If any primary shards are unassigned, you need to go and look for the node with the disk where those shard files exist. It could have crashed, or completely went away. But recovering such shards need to be done from either the disk itself, or from snapshot. Unfortunately there is no easy route here or an API that could fix it.
Preventing Unassigned Shards in Elasticsearch and OpenSearch
Preventing unassigned shards and maintaining good cluster health requires optimizing and monitoring your Elasticsearch cluster. We recommend following the below set of rules for any production-grade Elasticsearch or OpenSearch cluster:
- Deploy at least 2 data nodes with dedicated master nodes.
- Make sure the
index.number_of_replicas
setting for any index in the cluster is larger than zero, and equals or lower than the total number of data nodes. The number of replicas for any index on the cluster cannot be higher than the number of available data nodes. - Maintain at least 75% free disk space on every data node at all times.

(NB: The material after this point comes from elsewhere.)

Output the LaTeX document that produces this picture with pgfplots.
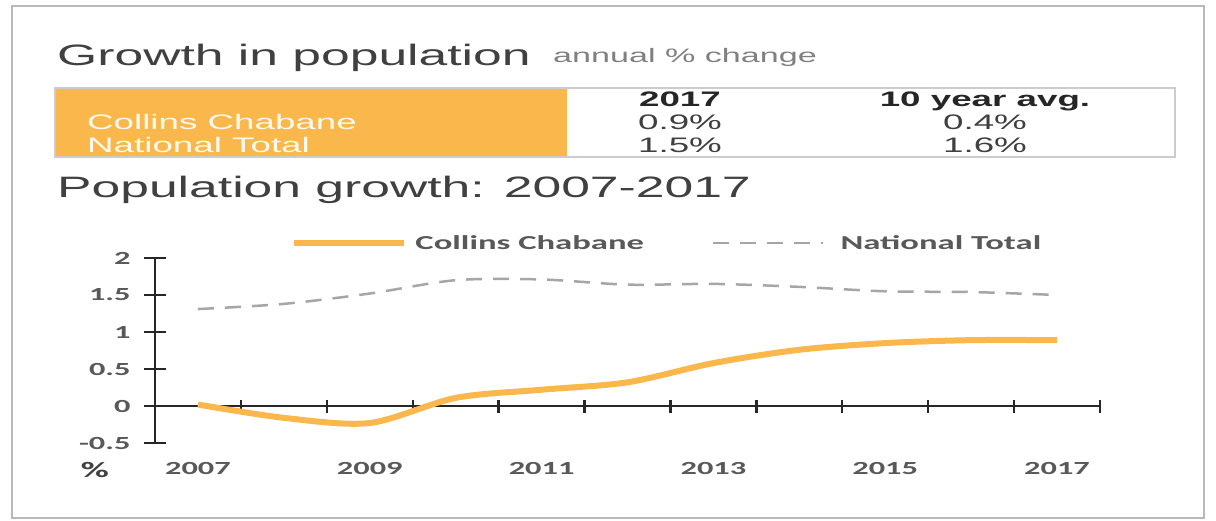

- Use Index lifecycle management (ILM) in Elasticsearch (or the equivalent in OpenSearch) to automate index management and optimize resource utilization according to predefined rules. By defining lifecycle stages for indices, such as hot, warm, and cold, ILM allows you to manage indices based on their importance and age; remove old indexes and free up some storage.
- Use a trustworthy Elasticsearch monitoring and alerting tool to keep an eye on disk usage, shards status and pressure on nodes in various aspects.